■ **STATED PROBLEM**: Images do not belong in the copy. Retype all the entries below exactly.

■ **MATERIAL SUPPLIED**:
....................

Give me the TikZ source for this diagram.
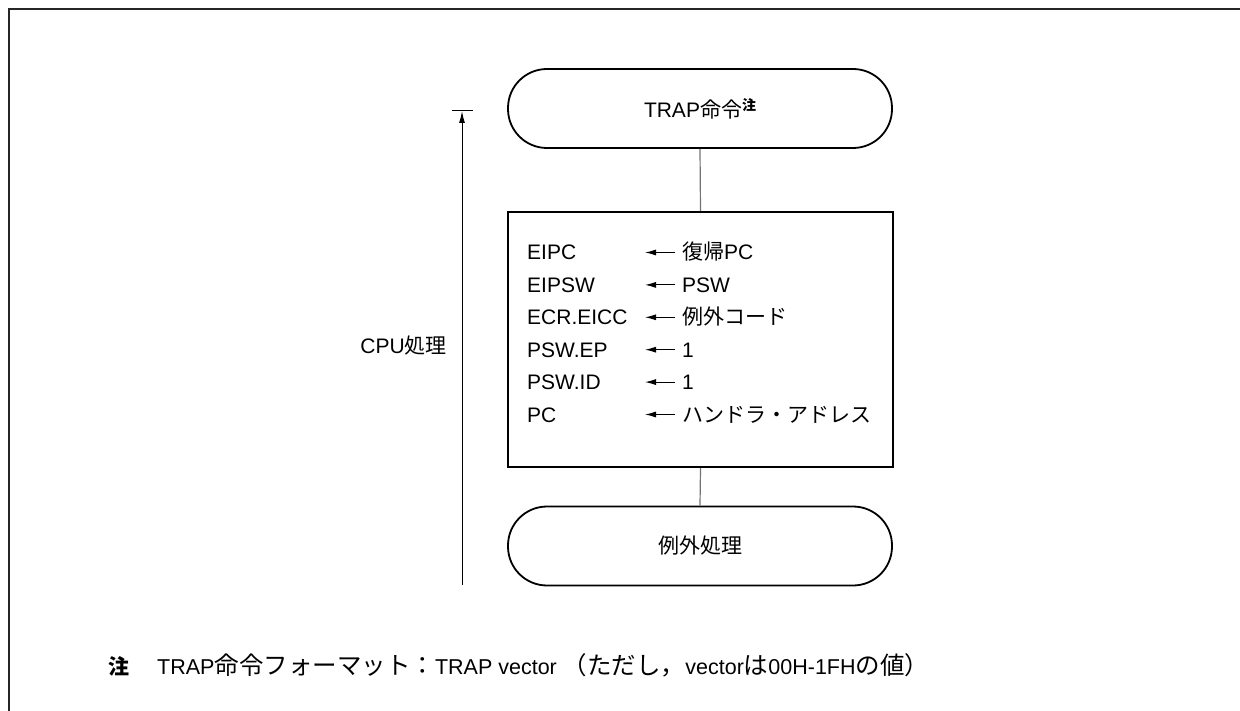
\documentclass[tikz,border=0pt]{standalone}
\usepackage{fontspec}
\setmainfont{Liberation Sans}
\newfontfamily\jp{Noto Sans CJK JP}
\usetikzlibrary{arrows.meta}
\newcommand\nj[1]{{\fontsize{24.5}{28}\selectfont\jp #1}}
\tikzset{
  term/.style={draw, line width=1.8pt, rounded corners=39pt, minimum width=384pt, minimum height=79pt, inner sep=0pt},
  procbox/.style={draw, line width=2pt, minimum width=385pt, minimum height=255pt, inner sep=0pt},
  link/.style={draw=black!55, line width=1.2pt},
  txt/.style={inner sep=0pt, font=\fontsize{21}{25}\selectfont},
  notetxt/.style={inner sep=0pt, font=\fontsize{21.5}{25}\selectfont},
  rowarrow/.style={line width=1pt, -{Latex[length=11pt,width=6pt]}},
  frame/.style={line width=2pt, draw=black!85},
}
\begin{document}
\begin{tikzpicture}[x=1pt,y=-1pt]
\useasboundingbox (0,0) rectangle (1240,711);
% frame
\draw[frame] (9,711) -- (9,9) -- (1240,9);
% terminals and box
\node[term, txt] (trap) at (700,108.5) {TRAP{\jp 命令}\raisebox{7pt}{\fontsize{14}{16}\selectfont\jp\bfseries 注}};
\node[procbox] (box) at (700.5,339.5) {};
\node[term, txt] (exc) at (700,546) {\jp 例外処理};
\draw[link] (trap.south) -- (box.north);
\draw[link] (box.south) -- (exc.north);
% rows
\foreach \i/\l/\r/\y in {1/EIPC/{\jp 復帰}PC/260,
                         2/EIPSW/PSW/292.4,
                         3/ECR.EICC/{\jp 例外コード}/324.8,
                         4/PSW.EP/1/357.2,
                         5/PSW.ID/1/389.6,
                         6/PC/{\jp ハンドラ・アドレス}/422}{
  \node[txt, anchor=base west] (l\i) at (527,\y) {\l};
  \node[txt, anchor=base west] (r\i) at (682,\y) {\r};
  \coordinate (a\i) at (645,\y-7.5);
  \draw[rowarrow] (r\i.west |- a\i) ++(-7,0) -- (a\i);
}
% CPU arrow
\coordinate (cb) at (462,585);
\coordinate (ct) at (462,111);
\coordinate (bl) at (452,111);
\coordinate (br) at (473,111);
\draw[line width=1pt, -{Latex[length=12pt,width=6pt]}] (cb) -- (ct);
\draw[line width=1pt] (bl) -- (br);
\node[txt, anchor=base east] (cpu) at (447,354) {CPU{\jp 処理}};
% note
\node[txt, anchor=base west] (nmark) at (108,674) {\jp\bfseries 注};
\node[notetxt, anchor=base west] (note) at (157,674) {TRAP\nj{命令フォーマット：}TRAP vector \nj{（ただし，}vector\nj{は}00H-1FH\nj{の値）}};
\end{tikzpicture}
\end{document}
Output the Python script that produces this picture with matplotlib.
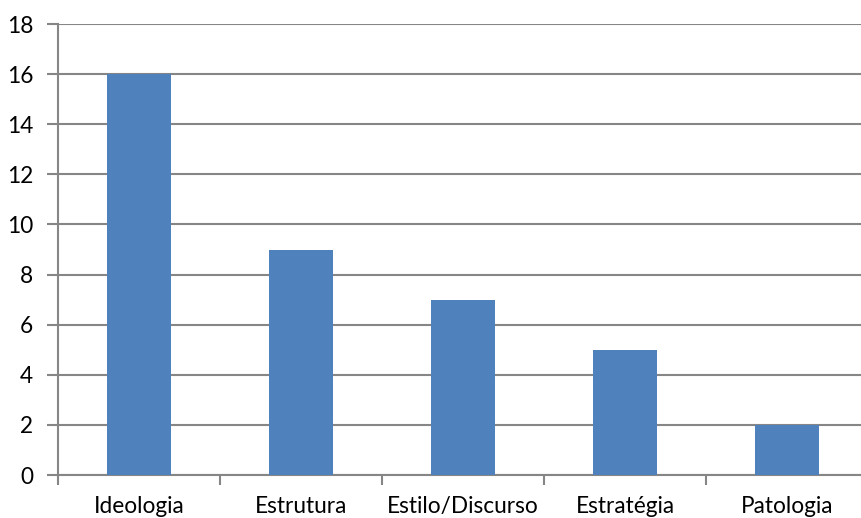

....................

■ **WRITTEN RESPONSE**:
Give me the TikZ source for this diagram.
\documentclass[tikz,border=0pt]{standalone}
\usepackage{fontspec}
\setmainfont{Liberation Sans}
\newfontfamily\jp{Noto Sans CJK JP}
\usetikzlibrary{arrows.meta}
\newcommand\nj[1]{{\fontsize{24.5}{28}\selectfont\jp #1}}
\tikzset{
  term/.style={draw, line width=1.8pt, rounded corners=39pt, minimum width=384pt, minimum height=79pt, inner sep=0pt},
  procbox/.style={draw, line width=2pt, minimum width=385pt, minimum height=255pt, inner sep=0pt},
  link/.style={draw=black!55, line width=1.2pt},
  txt/.style={inner sep=0pt, font=\fontsize{21}{25}\selectfont},
  notetxt/.style={inner sep=0pt, font=\fontsize{21.5}{25}\selectfont},
  rowarrow/.style={line width=1pt, -{Latex[length=11pt,width=6pt]}},
  frame/.style={line width=2pt, draw=black!85},
}
\begin{document}
\begin{tikzpicture}[x=1pt,y=-1pt]
\useasboundingbox (0,0) rectangle (1240,711);
% frame
\draw[frame] (9,711) -- (9,9) -- (1240,9);
% terminals and box
\node[term, txt] (trap) at (700,108.5) {TRAP{\jp 命令}\raisebox{7pt}{\fontsize{14}{16}\selectfont\jp\bfseries 注}};
\node[procbox] (box) at (700.5,339.5) {};
\node[term, txt] (exc) at (700,546) {\jp 例外処理};
\draw[link] (trap.south) -- (box.north);
\draw[link] (box.south) -- (exc.north);
% rows
\foreach \i/\l/\r/\y in {1/EIPC/{\jp 復帰}PC/260,
                         2/EIPSW/PSW/292.4,
                         3/ECR.EICC/{\jp 例外コード}/324.8,
                         4/PSW.EP/1/357.2,
                         5/PSW.ID/1/389.6,
                         6/PC/{\jp ハンドラ・アドレス}/422}{
  \node[txt, anchor=base west] (l\i) at (527,\y) {\l};
  \node[txt, anchor=base west] (r\i) at (682,\y) {\r};
  \coordinate (a\i) at (645,\y-7.5);
  \draw[rowarrow] (r\i.west |- a\i) ++(-7,0) -- (a\i);
}
% CPU arrow
\coordinate (cb) at (462,585);
\coordinate (ct) at (462,111);
\coordinate (bl) at (452,111);
\coordinate (br) at (473,111);
\draw[line width=1pt, -{Latex[length=12pt,width=6pt]}] (cb) -- (ct);
\draw[line width=1pt] (bl) -- (br);
\node[txt, anchor=base east] (cpu) at (447,354) {CPU{\jp 処理}};
% note
\node[txt, anchor=base west] (nmark) at (108,674) {\jp\bfseries 注};
\node[notetxt, anchor=base west] (note) at (157,674) {TRAP\nj{命令フォーマット：}TRAP vector \nj{（ただし，}vector\nj{は}00H-1FH\nj{の値）}};
\end{tikzpicture}
\end{document}
Output the Python script that produces this picture with matplotlib.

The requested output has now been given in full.